Cooper is such a big kid now. He's smart, he's fast and he's not afraid to say what he thinks. He loves his preschool, and will be so happy to get back to it tomorrow. I think he misses his friends! Over the Christmas vacation, he made sure to keep us on our toes with his quirky quips and responses to us. Allow me to share some of the conversations we have with him:
Cooper: Daddy, I love you bigger than the moon.
Corey: Cooper, I love you bigger than the universe.
silence, a quick look around........
Cooper: Well daddy, I love you BIGGER than MOMMY!

Really? Bigger than mommy? For shit's sake. I'm not THAT big....But, in a child's eyes, everything's bigger than it seems. Right? RIGHT?? ha.

Or, how's this:
(Cooper got a little plastic monster for Christmas that eats up a littler plastic monster, and was playing with it with daddy. The bigger monster's head flips open to eat the smaller one)
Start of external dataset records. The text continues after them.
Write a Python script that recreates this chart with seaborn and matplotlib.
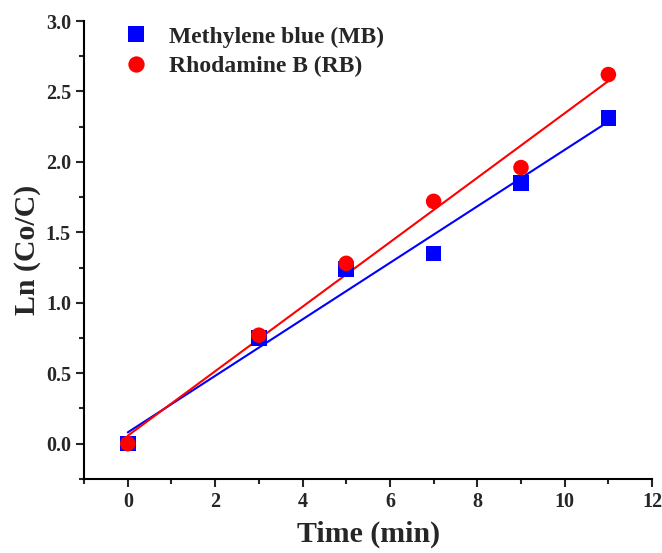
import numpy as np
import pandas as pd
import matplotlib
matplotlib.use("Agg")
import matplotlib.pyplot as plt
from matplotlib.ticker import MultipleLocator
import seaborn as sns

# Reaction time (min) and ln(C0/C) for each dye
time_min = [0, 3, 5, 7, 9, 11]
ln_mb = [0.0, 0.75, 1.24, 1.35, 1.85, 2.31]
ln_rb = [0.0, 0.77, 1.28, 1.72, 1.96, 2.62]
series_names = ["Methylene blue (MB)", "Rhodamine B (RB)"]
series_colors = ["#0000FF", "#FF0000"]
series_markers = ["s", "o"]

sns.set_style("ticks")
plt.rcParams["font.family"] = ["Liberation Serif", "DejaVu Serif"]
plt.rcParams["font.weight"] = "bold"

df = pd.DataFrame({
    "time": time_min * 2,
    "ln": ln_mb + ln_rb,
    "dye": [series_names[0]] * len(time_min) + [series_names[1]] * len(time_min),
})

fig = plt.figure(figsize=(6.62, 5.53), dpi=100)
ax = fig.add_axes([0.127, 0.134, 0.858, 0.828])

# linear kinetic fits
for name, vals, col in zip(series_names, [ln_mb, ln_rb], series_colors):
    k, b = np.polyfit(time_min, vals, 1)
    xs = np.array([min(time_min), max(time_min)])
    sns.lineplot(x=xs, y=k * xs + b, color=col, lw=1.5, ax=ax, legend=False)

sns.scatterplot(data=df, x="time", y="ln", hue="dye", style="dye",
                palette=dict(zip(series_names, series_colors)),
                markers=dict(zip(series_names, series_markers)),
                s=125, linewidth=0, ax=ax, zorder=3)

ax.set_xlim(-1, 12)
ax.set_ylim(-0.25, 3.0)
ax.xaxis.set_major_locator(MultipleLocator(2))
ax.xaxis.set_minor_locator(MultipleLocator(1))
ax.yaxis.set_major_locator(MultipleLocator(0.5))
ax.yaxis.set_minor_locator(MultipleLocator(0.25))
ax.tick_params(which="major", direction="out", length=6, width=1.5, labelsize=14.5)
ax.tick_params(which="minor", direction="out", length=3.5, width=1.5)
for lab in ax.get_xticklabels() + ax.get_yticklabels():
    lab.set_fontweight("bold")

for side in ["top", "right"]:
    ax.spines[side].set_visible(False)
for side in ["left", "bottom"]:
    ax.spines[side].set_linewidth(1.5)
    ax.spines[side].set_color("black")

ax.set_xlabel("Time (min)", fontsize=21.5, fontweight="bold", labelpad=6)
ax.set_ylabel("Ln (Co/C)", fontsize=21.5, fontweight="bold", labelpad=3)

leg = ax.legend(loc="upper left", bbox_to_anchor=(0.025, 1.02), frameon=False,
                prop={"size": 17, "weight": "bold"}, handletextpad=0.4,
                labelspacing=0.34, borderaxespad=0.2, markerscale=1.05)

fig.savefig("out.png", dpi=100)
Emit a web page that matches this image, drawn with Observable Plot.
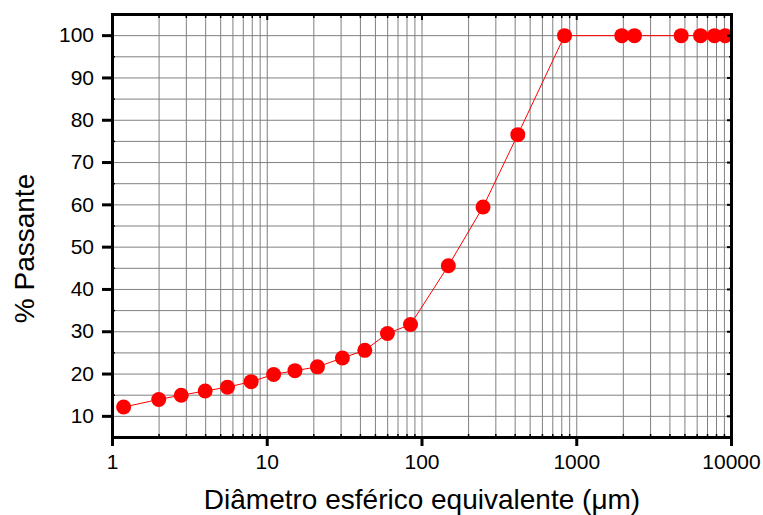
<!DOCTYPE html>
<html><head><meta charset="utf-8">
<script src="https://cdn.jsdelivr.net/npm/d3@7"></script>
<script src="https://cdn.jsdelivr.net/npm/@observablehq/plot@0.6"></script>
<style>
body{margin:0;background:#fff}
#chart svg{display:block}
</style>
</head><body><div id="chart"></div>
<script>
// Data
const diameters = [1.18, 1.99, 2.78, 3.97, 5.53, 7.87, 11.0, 15.1, 21.1, 30.6, 42.7, 59.8, 84.3, 148, 248, 416, 834, 1955, 2360, 4730, 6310, 7760, 9100];
const passing   = [12.2, 14.0, 15.0, 16.0, 16.9, 18.2, 19.9, 20.8, 21.7, 23.8, 25.6, 29.6, 31.7, 45.6, 59.5, 76.6, 100, 100, 100, 100, 100, 100, 100];

const xMajorTicks = [1, 10, 100, 1000, 10000];
const xMinorTicks = [2,3,4,5,6,7,8,9, 20,30,40,50,60,70,80,90, 200,300,400,500,600,700,800,900, 2000,3000,4000,5000,6000,7000,8000,9000];
const yMajorTicks = [10, 20, 30, 40, 50, 60, 70, 80, 90, 100];
const yMinorTicks = [15, 25, 35, 45, 55, 65, 75, 85, 95];
const yGridLines  = [10, 15, 20, 25, 30, 35, 40, 45, 50, 55, 60, 65, 70, 75, 80, 85, 90, 95, 100];
const xLabel = "Diâmetro esférico equivalente (μm)";
const yLabel = "% Passante";

const data = diameters.map((d, i) => ({d, p: passing[i]}));
const none = () => "";
const gridStyle = {stroke: "#808080", strokeOpacity: 1, strokeWidth: 1};

const chart = Plot.plot({
  width: 763,
  height: 515,
  marginLeft: 112,
  marginRight: 32,
  marginTop: 14,
  marginBottom: 78,
  style: {fontFamily: "'Liberation Sans', Arial, sans-serif", fontSize: "21px", color: "black", background: "white"},
  x: {type: "log", domain: [1, 10000]},
  y: {domain: [5, 105]},
  marks: [
    Plot.gridX([...xMajorTicks, ...xMinorTicks], gridStyle),
    Plot.gridY(yGridLines, gridStyle),
    Plot.line(data, {x: "d", y: "p", stroke: "#ff0000", strokeWidth: 1}),
    Plot.dot(data, {x: "d", y: "p", r: 7.5, fill: "#ff0000", stroke: "none"}),
    Plot.frame({stroke: "black", strokeWidth: 3}),
    // bottom axis
    Plot.axisX(xMajorTicks, {anchor: "bottom", tickSize: 9, tickPadding: 8, strokeWidth: 3, fontSize: 21, tickFormat: d => String(d), label: null}),
    Plot.axisX(xMinorTicks, {anchor: "bottom", tickSize: -3, strokeWidth: 1.5, tickFormat: none, label: null}),
    // top axis (inward)
    Plot.axisX(xMajorTicks, {anchor: "top", tickSize: -5, strokeWidth: 2, tickFormat: none, label: null}),
    Plot.axisX(xMinorTicks, {anchor: "top", tickSize: -3, strokeWidth: 1.5, tickFormat: none, label: null}),
    // left axis
    Plot.axisY(yMajorTicks, {anchor: "left", tickSize: 10, tickPadding: 8.5, strokeWidth: 3, fontSize: 21, label: null}),
    Plot.axisY(yMinorTicks, {anchor: "left", tickSize: -3, strokeWidth: 1.5, tickFormat: none, label: null}),
    // right axis (inward)
    Plot.axisY(yMajorTicks, {anchor: "right", tickSize: -5, strokeWidth: 2, tickFormat: none, label: null}),
    Plot.axisY(yMinorTicks, {anchor: "right", tickSize: -3, strokeWidth: 1.5, tickFormat: none, label: null}),
    // axis titles
    Plot.text([xLabel], {frameAnchor: "bottom", textAnchor: "middle", lineAnchor: "middle", dy: 63, fontSize: 28, fill: "black"}),
    Plot.text([yLabel], {frameAnchor: "left", textAnchor: "middle", lineAnchor: "middle", rotate: -90, dx: -87, dy: 22.5, fontSize: 28, fill: "black"})
  ]
});
document.getElementById("chart").appendChild(chart);
</script>
</body></html>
Cooper: Daddy, I don't think this monster has any brains.
Corey: It doesn' t look like it, does it?
Cooper: But, Daddy has brains. And, Cooper has brains. And, Mac and Rayla have brains........
Corey: What about mommy?
Cooper: Nope. Mommy doesn't have any brains. She has hair.

hahahahahaha!! Still laugh out loud at that one.

At least he no longer thinks I look like princess Fiona. Just big and brainless.......... Actually, I'm not sure what's worse

So on to 2011 I go, with some humor in my heart, some relief that 2010 is over, and with love and intention to make this year one to remember.